:: Work to complete ::
From the listing, collect all lines containing the word "with".

:: Available data ::
########

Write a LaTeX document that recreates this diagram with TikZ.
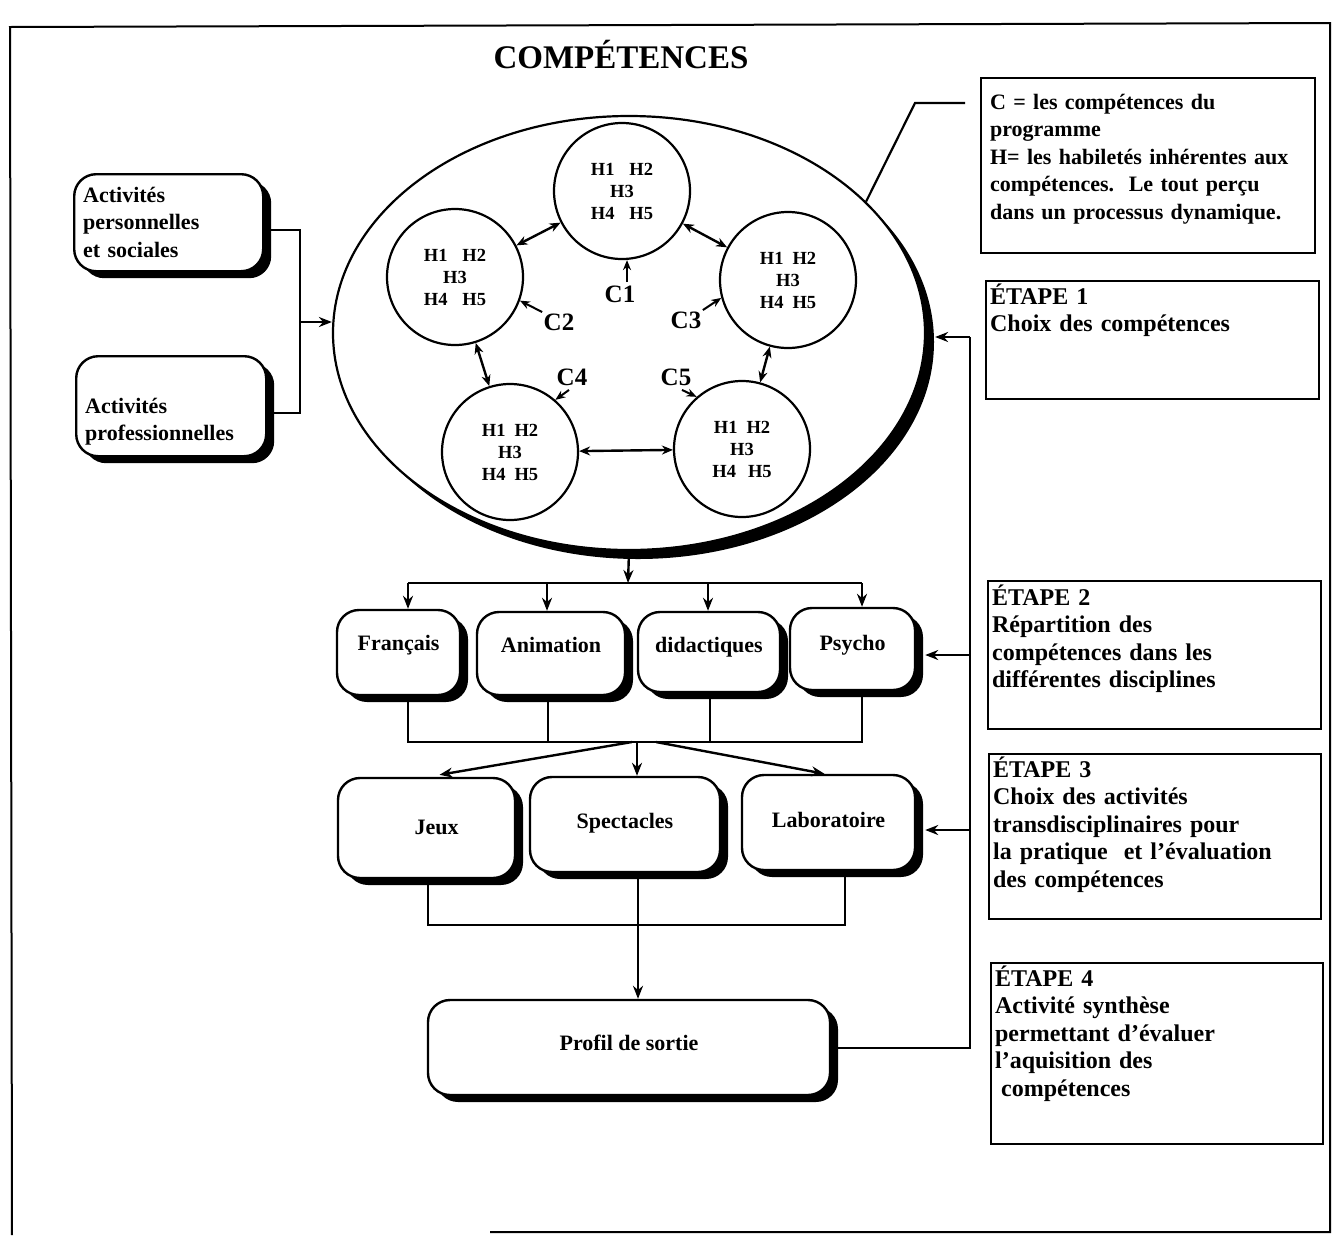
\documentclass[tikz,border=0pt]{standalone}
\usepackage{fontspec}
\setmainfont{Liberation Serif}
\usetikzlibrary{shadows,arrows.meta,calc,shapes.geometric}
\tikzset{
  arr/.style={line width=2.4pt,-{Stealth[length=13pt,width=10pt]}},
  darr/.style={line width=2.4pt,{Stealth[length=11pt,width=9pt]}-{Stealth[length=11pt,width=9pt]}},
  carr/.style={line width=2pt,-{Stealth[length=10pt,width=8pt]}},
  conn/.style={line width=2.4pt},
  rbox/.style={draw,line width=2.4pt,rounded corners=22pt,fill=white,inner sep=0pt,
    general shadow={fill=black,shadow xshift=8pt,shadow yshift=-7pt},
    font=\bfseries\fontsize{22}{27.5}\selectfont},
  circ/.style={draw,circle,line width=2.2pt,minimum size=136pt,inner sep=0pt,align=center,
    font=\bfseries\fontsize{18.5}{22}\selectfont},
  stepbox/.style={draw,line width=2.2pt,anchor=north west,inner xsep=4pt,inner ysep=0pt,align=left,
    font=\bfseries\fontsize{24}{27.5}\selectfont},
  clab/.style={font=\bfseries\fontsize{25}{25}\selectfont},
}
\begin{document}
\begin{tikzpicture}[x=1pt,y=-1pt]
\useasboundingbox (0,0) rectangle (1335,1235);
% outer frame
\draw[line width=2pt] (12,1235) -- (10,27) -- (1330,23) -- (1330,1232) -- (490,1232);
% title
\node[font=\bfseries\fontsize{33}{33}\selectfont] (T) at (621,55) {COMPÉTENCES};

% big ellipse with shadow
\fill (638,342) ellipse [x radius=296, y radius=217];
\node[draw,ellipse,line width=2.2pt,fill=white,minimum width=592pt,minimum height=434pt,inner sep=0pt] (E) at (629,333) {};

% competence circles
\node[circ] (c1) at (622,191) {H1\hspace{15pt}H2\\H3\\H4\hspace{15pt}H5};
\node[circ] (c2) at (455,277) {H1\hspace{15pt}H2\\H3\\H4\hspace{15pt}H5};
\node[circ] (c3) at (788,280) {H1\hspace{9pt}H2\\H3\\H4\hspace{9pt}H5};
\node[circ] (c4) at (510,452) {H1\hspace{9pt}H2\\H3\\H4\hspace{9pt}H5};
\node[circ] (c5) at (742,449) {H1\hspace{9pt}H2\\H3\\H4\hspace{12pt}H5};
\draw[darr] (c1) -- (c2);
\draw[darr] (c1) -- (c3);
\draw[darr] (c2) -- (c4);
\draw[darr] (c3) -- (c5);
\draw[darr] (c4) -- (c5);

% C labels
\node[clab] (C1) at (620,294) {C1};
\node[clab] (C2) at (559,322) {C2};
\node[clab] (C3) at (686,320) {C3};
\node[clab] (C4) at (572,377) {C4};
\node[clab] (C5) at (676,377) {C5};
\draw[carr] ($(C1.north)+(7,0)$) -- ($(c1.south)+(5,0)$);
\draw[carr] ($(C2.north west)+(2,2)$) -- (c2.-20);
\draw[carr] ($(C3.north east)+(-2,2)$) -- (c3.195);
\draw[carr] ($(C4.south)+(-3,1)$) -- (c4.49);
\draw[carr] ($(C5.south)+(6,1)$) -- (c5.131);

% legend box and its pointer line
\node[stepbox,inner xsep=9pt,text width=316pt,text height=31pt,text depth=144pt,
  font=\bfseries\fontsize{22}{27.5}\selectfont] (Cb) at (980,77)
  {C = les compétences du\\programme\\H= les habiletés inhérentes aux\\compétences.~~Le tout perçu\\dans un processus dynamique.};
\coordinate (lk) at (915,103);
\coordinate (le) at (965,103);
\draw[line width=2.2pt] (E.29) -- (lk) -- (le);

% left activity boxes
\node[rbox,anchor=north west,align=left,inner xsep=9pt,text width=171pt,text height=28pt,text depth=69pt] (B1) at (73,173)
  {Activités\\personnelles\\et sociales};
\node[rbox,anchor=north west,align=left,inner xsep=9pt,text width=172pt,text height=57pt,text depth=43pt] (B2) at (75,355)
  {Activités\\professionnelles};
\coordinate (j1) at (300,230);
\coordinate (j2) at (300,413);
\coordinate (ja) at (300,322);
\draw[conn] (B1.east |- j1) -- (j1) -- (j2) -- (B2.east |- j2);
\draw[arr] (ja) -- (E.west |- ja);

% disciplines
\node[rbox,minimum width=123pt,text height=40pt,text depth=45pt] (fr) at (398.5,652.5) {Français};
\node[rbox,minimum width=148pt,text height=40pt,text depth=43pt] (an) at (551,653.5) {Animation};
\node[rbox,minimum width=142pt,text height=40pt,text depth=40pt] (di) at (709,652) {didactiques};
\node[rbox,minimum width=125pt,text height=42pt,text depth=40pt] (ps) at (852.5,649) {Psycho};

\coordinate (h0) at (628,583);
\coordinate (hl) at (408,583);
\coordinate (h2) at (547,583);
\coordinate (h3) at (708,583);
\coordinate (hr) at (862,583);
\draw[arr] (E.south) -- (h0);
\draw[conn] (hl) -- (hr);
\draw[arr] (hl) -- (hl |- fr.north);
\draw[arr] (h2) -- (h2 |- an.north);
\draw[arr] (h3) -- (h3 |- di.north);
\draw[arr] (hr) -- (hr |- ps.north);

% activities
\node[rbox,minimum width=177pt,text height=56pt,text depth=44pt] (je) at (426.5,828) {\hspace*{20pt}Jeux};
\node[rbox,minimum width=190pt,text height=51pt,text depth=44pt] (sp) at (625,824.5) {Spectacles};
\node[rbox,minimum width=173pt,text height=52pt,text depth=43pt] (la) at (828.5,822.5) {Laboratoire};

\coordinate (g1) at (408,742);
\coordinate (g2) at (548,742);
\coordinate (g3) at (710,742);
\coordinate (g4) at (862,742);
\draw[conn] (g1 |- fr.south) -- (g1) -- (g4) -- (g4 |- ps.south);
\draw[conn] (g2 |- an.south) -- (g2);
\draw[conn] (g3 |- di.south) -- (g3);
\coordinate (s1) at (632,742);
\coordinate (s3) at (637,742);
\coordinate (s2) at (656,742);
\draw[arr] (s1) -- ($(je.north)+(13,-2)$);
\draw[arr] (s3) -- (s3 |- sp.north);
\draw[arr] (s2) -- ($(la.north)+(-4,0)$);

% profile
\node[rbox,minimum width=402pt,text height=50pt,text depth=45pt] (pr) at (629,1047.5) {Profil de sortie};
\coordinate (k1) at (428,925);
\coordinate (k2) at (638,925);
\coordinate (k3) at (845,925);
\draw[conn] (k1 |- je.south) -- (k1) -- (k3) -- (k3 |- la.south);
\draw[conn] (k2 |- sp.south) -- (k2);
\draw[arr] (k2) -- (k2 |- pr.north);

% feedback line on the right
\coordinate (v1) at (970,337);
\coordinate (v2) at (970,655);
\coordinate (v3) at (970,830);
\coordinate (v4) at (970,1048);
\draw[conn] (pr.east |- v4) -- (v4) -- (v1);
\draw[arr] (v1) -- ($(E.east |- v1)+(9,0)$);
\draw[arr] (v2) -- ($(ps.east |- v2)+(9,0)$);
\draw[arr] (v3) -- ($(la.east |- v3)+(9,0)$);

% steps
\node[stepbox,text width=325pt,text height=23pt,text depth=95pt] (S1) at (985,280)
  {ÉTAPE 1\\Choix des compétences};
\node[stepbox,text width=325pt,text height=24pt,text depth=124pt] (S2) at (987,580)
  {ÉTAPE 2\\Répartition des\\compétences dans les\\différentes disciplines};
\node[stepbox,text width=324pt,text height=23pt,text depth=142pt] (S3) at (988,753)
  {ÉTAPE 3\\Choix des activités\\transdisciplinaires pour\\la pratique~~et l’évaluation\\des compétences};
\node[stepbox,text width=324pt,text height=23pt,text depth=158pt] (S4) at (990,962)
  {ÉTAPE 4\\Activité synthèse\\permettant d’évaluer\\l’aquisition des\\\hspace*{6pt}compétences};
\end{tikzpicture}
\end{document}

########

:: Output ::
Write a LaTeX document that recreates this diagram with TikZ.
% big ellipse with shadow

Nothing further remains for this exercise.